We need an independent foreign policy!

 

1.     SAS fighting funds to get $3 bn boost, Australian, 12 August 2019.

2.     Special forces: $3 bn ensures they remain the best of the best, Australian, 13 August 2019.

3.     Australian, op.cit., 12 August 2019.

4.     Failed, vulnerable PNG a perfect target for Beijing, Australian, 9 August 2019.

5.     See: Conflict on our doorstep, Alan Dupont, Lowy Institute, The Weekend Australian, 10-11 August 2019.

6.     Hosting US missiles not on the agenda, says PM, Australian, 6 August 2019.

7.     Australian, op.cit., 12 August 2019.

8.     See Wikipedia: Delta Force.

9.     Ibid.

10.   See: The Iran-Contra Scandal, The Declassified History, Edited, Peter Kornbluh and Malcolm Byrne, (New York, 1993).

11.   Ibid.

12.   Killer Elite, Michael Smith, (London, 2006).

13.   Iran-Contra Scandal. op.cit., Kornbluh and Byrne.

14.   US claims cocaine funds Honduran presidencies, Australian, 5 August 2019.

15.   We're not in a cold war with China: ambassador, Australian, 15 August 2019.

16.   PM picks China hawk for cabinet secretary, Australian, 8 August 2019.

 

Note: The contributor worked in Nicaragua in 1986, arriving in the country shortly after Eugene Hasenfus was shot down flying over Nicaraguan air-space in what was considered a CIA-sanctioned clandestine operation linked to illicit funding for the Contra to destabilise the Sandinista government; the incident marked the beginning of the subsequent Iran-Contra scandal.
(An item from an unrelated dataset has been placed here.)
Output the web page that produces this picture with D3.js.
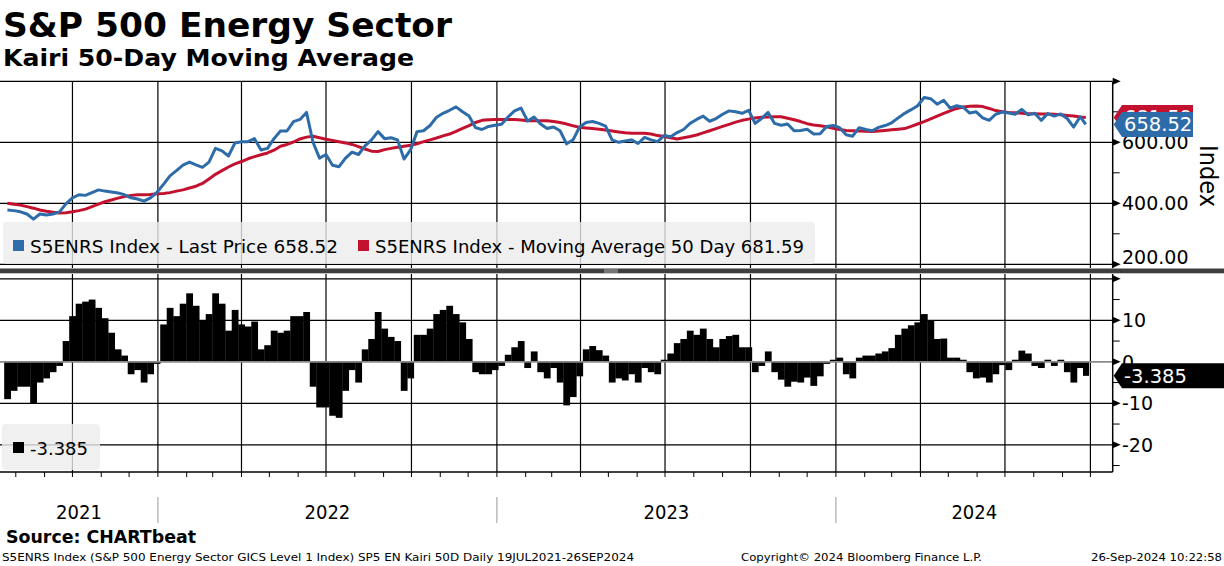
<!DOCTYPE html>
<html>
<head>
<meta charset="utf-8">
<script src="https://cdn.jsdelivr.net/npm/d3@7"></script>
<style>
body { margin: 0; background: #fff; }
text { font-family: "DejaVu Sans Condensed", "DejaVu Sans", sans-serif; }
</style>
</head>
<body>
<svg id="chart" width="1224" height="566"></svg>
<script>
// weekly closes (Fridays), last point is 26-Sep-2024
var dates = d3.timeFriday.range(new Date(2021, 6, 23), new Date(2024, 8, 21)).concat([new Date(2024, 8, 26)]);

var price = [
    378, 376, 372, 365, 348, 365, 362, 365, 372, 398,
    418, 428, 426, 435, 444, 440, 437, 434, 428, 418,
    414, 407, 418, 436, 462, 490, 507, 525, 535, 526,
    518, 535, 580, 572, 555, 598, 602, 602, 612, 575,
    580, 612, 637, 637, 668, 675, 698, 600, 548, 560,
    525, 520, 548, 568, 560, 588, 608, 635, 612, 615,
    608, 545, 575, 635, 638, 655, 682, 695, 705, 716,
    700, 686, 648, 642, 652, 656, 659, 683, 703, 712,
    670, 683, 660, 645, 650, 638, 595, 608, 650, 665,
    668, 662, 653, 608, 600, 604, 608, 596, 616, 608,
    602, 622, 618, 632, 642, 662, 675, 686, 669, 678,
    692, 703, 700, 695, 705, 662, 678, 698, 662, 656,
    660, 638, 639, 643, 627, 628, 652, 655, 648, 625,
    620, 648, 642, 638, 649, 655, 664, 680, 695, 707,
    720, 747, 743, 725, 738, 712, 720, 715, 696, 700,
    680, 672, 692, 699, 696, 692, 708, 690, 695, 672,
    694, 686, 693, 678, 650, 684, 658.52
];

var ma50 = [
    400, 397, 394, 389, 384, 378, 374, 371, 368, 369,
    372, 376, 381, 389, 397, 405, 411, 417, 422, 426,
    428, 428, 429, 431, 432, 435, 440, 444, 450, 456,
    465, 480, 495, 507, 519, 529, 537, 546, 553, 559,
    565, 574, 587, 593, 601, 611, 617, 620, 615, 610,
    606, 602, 598, 593, 586, 578, 571, 570, 576, 580,
    584, 587, 590, 595, 602, 608, 614, 621, 627, 636,
    646, 655, 665, 672, 674, 675, 675, 675, 675, 673,
    671, 671, 671, 671, 668, 665, 660, 654, 649, 647,
    645, 643, 640, 637, 634, 631, 630, 630, 630, 627,
    622, 619, 615, 611, 615, 619, 624, 631, 638, 645,
    652, 659, 666, 672, 676, 680, 682, 683, 684, 684,
    679, 674, 668, 661, 657, 654, 651, 646, 642, 639,
    638, 637, 636, 635, 637, 639, 641, 643, 645, 652,
    660, 668, 677, 686, 695, 703, 711, 716, 718, 719,
    717, 711, 704, 700, 698, 697, 695, 694, 694, 693,
    693, 692, 690, 688, 686, 683, 681.59
];

var kairi = [
    -9, -7, -6, -6, -10, -5, -4, -2.5, -1, 5,
    11, 14, 14.5, 15, 13, 10.5, 7, 3, 1.5, -3,
    -2, -5, -3, -0.5, 9, 13, 11, 14, 16.5, 13.5,
    10, 11.5, 16.5, 14, 7.5, 12.5, 9, 8.5, 9.7, 3,
    4, 7.5, 7, 7.5, 11, 11, 12, -6, -11, -11,
    -13, -13.5, -7, -2, -5, 3, 5.5, 12, 8, 6,
    5, -7, -4, 6.5, 6.5, 8, 11.5, 12.5, 13.5, 11.5,
    9.5, 5.5, -2.5, -3, -3, -2, -1, 1.7, 3.5, 5,
    -1.5, 2.5, -2.5, -4, -1.5, -5, -10.5, -8.5, -3.5, 3,
    3.8, 2.8, 1.5, -5, -4, -4.5, -3, -5, -1.5, -2.5,
    -3, 0.5, 2, 4.5, 5.5, 7.5, 6.5, 8, 5.5, 3.5,
    5.5, 6.2, 6.5, 3.5, 3.5, -2.5, -1, 2.5, -2.5, -4.3,
    -6, -4.8, -5, -3.8, -5.8, -3.5, -0.5, 0.5, 1, -3,
    -4, 1, 1.5, 1.5, 2, 2.5, 3.3, 6.5, 8, 8.8,
    9.5, 11.5, 10, 5.5, 5.6, 1, 1, 0.5, -2.5, -4,
    -3.8, -5, -3, -0.8, -2, 0.5, 2.7, 2, -1, -1.5,
    0.5, -1, 0.5, -2.5, -5, -1.5, -3.385
];

var priceTicks = [800, 600, 400, 200],
    priceMinor = [700, 500, 300],
    kairiTicks = [20, 10, 0, -10, -20],
    kairiMinor = [15, 5, -5, -15, -25],
    kairiLabels = [10, 0, -10, -20];

var lastPrice = 658.52, lastMA = 681.59, lastKairi = -3.385;

var BLUE = "#2d6ca8", RED = "#c3122f";

var svg = d3.select("#chart");
var plotR = 1112.7,
    topY0 = 82, topY1 = 268,   // upper panel
    botY0 = 274, botY1 = 472;  // lower panel

var x = d3.scaleTime().domain([new Date(2021, 6, 15), new Date(2024, 9, 25)]).range([0, plotR]);
var yP = d3.scaleLinear().domain([200, 800]).range([264.3, 81.3]);
var yK = d3.scaleLinear().domain([-10, 10]).range([403.3, 320.3]);

var defs = svg.append("defs");
defs.append("clipPath").attr("id", "clipTop").append("rect")
    .attr("x", 0).attr("y", topY0 - 1).attr("width", plotR).attr("height", topY1 - topY0 + 1);
defs.append("clipPath").attr("id", "clipBot").append("rect")
    .attr("x", 0).attr("y", botY0).attr("width", plotR).attr("height", botY1 - botY0);

// titles
svg.append("text").attr("x", 3).attr("y", 37)
    .style("font-family", "'DejaVu Sans', sans-serif").style("font-weight", "bold")
    .style("font-size", "34px").attr("textLength", 449).attr("lengthAdjust", "spacingAndGlyphs")
    .text("S&P 500 Energy Sector");
svg.append("text").attr("x", 3).attr("y", 66)
    .style("font-family", "'DejaVu Sans', sans-serif").style("font-weight", "bold")
    .style("font-size", "23px").attr("textLength", 411).attr("lengthAdjust", "spacingAndGlyphs")
    .text("Kairi 50-Day Moving Average");

var quarters = d3.timeMonth.every(3).range(new Date(2021, 9, 1), new Date(2024, 9, 2));

// ---- upper panel grid
var gTop = svg.append("g");
gTop.selectAll(".vg").data(quarters).enter().append("line")
    .attr("x1", function(d) { return x(d); }).attr("x2", function(d) { return x(d); })
    .attr("y1", topY0).attr("y2", topY1).attr("stroke", "#000").attr("stroke-width", 1.2);
gTop.selectAll(".hg").data(priceTicks).enter().append("line")
    .attr("x1", 0).attr("x2", plotR)
    .attr("y1", function(d) { return yP(d); }).attr("y2", function(d) { return yP(d); })
    .attr("stroke", "#000").attr("stroke-width", 1.2);

var line = function(vals) {
    return d3.line()
        .x(function(d, i) { return x(dates[i]); })
        .y(function(d) { return yP(d); })(vals);
};
var gLines = svg.append("g").attr("clip-path", "url(#clipTop)");
gLines.append("path").attr("d", line(ma50)).attr("fill", "none")
    .attr("stroke", RED).attr("stroke-width", 3).attr("stroke-linejoin", "round");
gLines.append("path").attr("d", line(price)).attr("fill", "none")
    .attr("stroke", BLUE).attr("stroke-width", 3).attr("stroke-linejoin", "round");

// legend upper
svg.append("rect").attr("x", 3).attr("y", 222).attr("width", 812).attr("height", 42).attr("rx", 4)
    .attr("fill", "#ececec").attr("fill-opacity", 0.8);
svg.append("rect").attr("x", 13).attr("y", 240).attr("width", 11).attr("height", 11).attr("fill", BLUE);
svg.append("text").attr("x", 30).attr("y", 252.5).style("font-size", "17px")
    .attr("textLength", 308).attr("lengthAdjust", "spacingAndGlyphs")
    .text("S5ENRS Index - Last Price 658.52");
svg.append("rect").attr("x", 358).attr("y", 240).attr("width", 11).attr("height", 11).attr("fill", RED);
svg.append("text").attr("x", 375).attr("y", 252.5).style("font-size", "17px")
    .attr("textLength", 429).attr("lengthAdjust", "spacingAndGlyphs")
    .text("S5ENRS Index - Moving Average 50 Day 681.59");

// separator between panels
svg.append("rect").attr("x", 0).attr("y", 268.5).attr("width", 1224).attr("height", 4.8).attr("fill", "#3e3e3e");
[270, 272].forEach(function(yy) {
    svg.append("line").attr("x1", 604).attr("x2", 618).attr("y1", yy).attr("y2", yy)
        .attr("stroke", "#c8c8c8").attr("stroke-width", 0.8);
});

// ---- lower panel
var gBot = svg.append("g");
gBot.selectAll(".vg").data(quarters).enter().append("line")
    .attr("x1", function(d) { return x(d); }).attr("x2", function(d) { return x(d); })
    .attr("y1", botY0).attr("y2", botY1).attr("stroke", "#000").attr("stroke-width", 1.2);
gBot.selectAll(".hg").data(kairiTicks.filter(function(d) { return d !== 0; })).enter().append("line")
    .attr("x1", 0).attr("x2", plotR)
    .attr("y1", function(d) { return yK(d); }).attr("y2", function(d) { return yK(d); })
    .attr("stroke", "#000").attr("stroke-width", 1.2);

var xs = dates.map(function(d) { return x(d); });
var edges = xs.map(function(v, i) {
    var l = i === 0 ? v - 3.25 : (xs[i - 1] + v) / 2;
    var r = i === xs.length - 1 ? v + 3 : (v + xs[i + 1]) / 2;
    return [l, r];
});
svg.append("g").attr("clip-path", "url(#clipBot)")
    .selectAll("rect").data(kairi).enter().append("rect")
    .attr("x", function(d, i) { return edges[i][0]; })
    .attr("width", function(d, i) { return edges[i][1] - edges[i][0] + 0.3; })
    .attr("y", function(d) { return Math.min(yK(d), yK(0)); })
    .attr("height", function(d) { return Math.abs(yK(d) - yK(0)); })
    .attr("fill", "#000");
svg.append("line").attr("x1", 0).attr("x2", plotR).attr("y1", yK(0)).attr("y2", yK(0))
    .attr("stroke", "#8a8a8a").attr("stroke-width", 1.8);

// legend lower
svg.append("rect").attr("x", 2).attr("y", 424).attr("width", 98).attr("height", 46).attr("rx", 4)
    .attr("fill", "#ececec").attr("fill-opacity", 0.8);
svg.append("rect").attr("x", 13).attr("y", 442).attr("width", 11).attr("height", 11).attr("fill", "#000");
svg.append("text").attr("x", 30).attr("y", 455).style("font-size", "17px")
    .attr("textLength", 58).attr("lengthAdjust", "spacingAndGlyphs").text("-3.385");

// bottom time axis
svg.append("line").attr("x1", 0).attr("x2", plotR).attr("y1", botY1).attr("y2", botY1)
    .attr("stroke", "#000").attr("stroke-width", 1.5);
svg.selectAll(".mt").data(d3.timeMonth.range(new Date(2021, 7, 1), new Date(2024, 10, 1))).enter()
    .append("line")
    .attr("x1", function(d) { return x(d); }).attr("x2", function(d) { return x(d); })
    .attr("y1", botY1).attr("y2", botY1 + 5).attr("stroke", "#000").attr("stroke-width", 1);

var years = [2021, 2022, 2023, 2024];
years.forEach(function(yr) {
    var a = Math.max(0, x(new Date(yr, 0, 1))), b = Math.min(plotR, x(new Date(yr + 1, 0, 1)));
    svg.append("text").attr("x", (a + b) / 2).attr("y", 519).attr("text-anchor", "middle")
        .style("font-size", "20px").text(yr);
    if (yr > 2021)
        svg.append("line").attr("x1", x(new Date(yr, 0, 1))).attr("x2", x(new Date(yr, 0, 1)))
            .attr("y1", 497).attr("y2", 523).attr("stroke", "#999").attr("stroke-width", 1);
});

// right axes
function rightAxis(y0, y1, major, minor, labels, scale, fmt, bottomLimit) {
    svg.append("line").attr("x1", plotR).attr("x2", plotR).attr("y1", y0).attr("y2", y1)
        .attr("stroke", "#000").attr("stroke-width", 1.5);
    major.forEach(function(v) {
        var yy = scale(v);
        svg.append("path").attr("d", "M" + plotR + "," + (yy - 3.5) + "L" + (plotR + 8) + "," + yy + "L" + plotR + "," + (yy + 3.5) + "Z")
            .attr("fill", "#000");
    });
    minor.forEach(function(v) {
        var yy = scale(v);
        svg.append("line").attr("x1", plotR).attr("x2", plotR + 7).attr("y1", yy).attr("y2", yy)
            .attr("stroke", "#000").attr("stroke-width", 1);
    });
    labels.forEach(function(v) {
        svg.append("text").attr("x", 1122).attr("y", Math.min(scale(v), bottomLimit)).attr("dy", "0.36em")
            .style("font-family", "'DejaVu Sans', sans-serif").style("font-size", "19px").text(fmt(v));
    });
}
rightAxis(topY0, topY1, priceTicks, priceMinor, [600, 400, 200], yP, d3.format(".2f"), 257);
rightAxis(botY0, botY1, kairiTicks, kairiMinor, kairiLabels, yK, function(v) { return String(v); }, 999);

svg.append("text").attr("transform", "translate(1200,176) rotate(90)").attr("text-anchor", "middle")
    .style("font-size", "25px").text("Index");

// value tags
function tag(v, scale, fill, label, right) {
    var yy = scale(v), h = 12.5;
    svg.append("path")
        .attr("d", "M" + (plotR + 1) + "," + yy + "L" + 1122 + "," + (yy - h) + "L" + right + "," + (yy - h) +
            "L" + right + "," + (yy + h) + "L" + 1122 + "," + (yy + h) + "Z")
        .attr("fill", fill);
    svg.append("text").attr("x", 1124).attr("y", yy).attr("dy", "0.36em").attr("fill", "#fff")
        .style("font-family", "'DejaVu Sans', sans-serif").style("font-size", "19.5px").text(label);
}
tag(lastMA, yP, RED, d3.format(".2f")(lastMA), 1193);
tag(lastPrice, yP, BLUE, d3.format(".2f")(lastPrice), 1193);
tag(lastKairi, yK, "#000", String(lastKairi), 1224);

// footer
svg.append("text").attr("x", 6).attr("y", 543).style("font-weight", "bold").style("font-size", "18px")
    .attr("textLength", 190).attr("lengthAdjust", "spacingAndGlyphs").text("Source: CHARTbeat");
svg.append("text").attr("x", 2).attr("y", 561).style("font-size", "11px")
    .attr("textLength", 632).attr("lengthAdjust", "spacingAndGlyphs")
    .text("S5ENRS Index (S&P 500 Energy Sector GICS Level 1 Index) SP5 EN Kairi 50D  Daily 19JUL2021-26SEP2024");
svg.append("text").attr("x", 741).attr("y", 561).style("font-size", "11px")
    .attr("textLength", 241).attr("lengthAdjust", "spacingAndGlyphs")
    .text("Copyright\u00a9 2024 Bloomberg Finance L.P.");
svg.append("text").attr("x", 1091).attr("y", 561).style("font-size", "11px")
    .attr("textLength", 131).attr("lengthAdjust", "spacingAndGlyphs")
    .text("26-Sep-2024 10:22:58");
</script>
</body>
</html>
He also spent a morning picking coffee on a co-operative farm outside Matagalpa with a US State Department lawyer sent from Washington to question Hasenfus in prison on behalf of Senator John Kerry, later chair of the Iran-Contra inquiry committees.

Later, he was also in Managua on the day Hasenfus was released from prison and taken to the airport to be flown to the US to testify to Congress and Senate committees dealing with the matter.

The contributor was later a permanent resident of Papua New Guinea during the early to mid-1990s. Part of his educational work for an Australian-funded aid program in PNG was the training of Defence Force officers for military careers.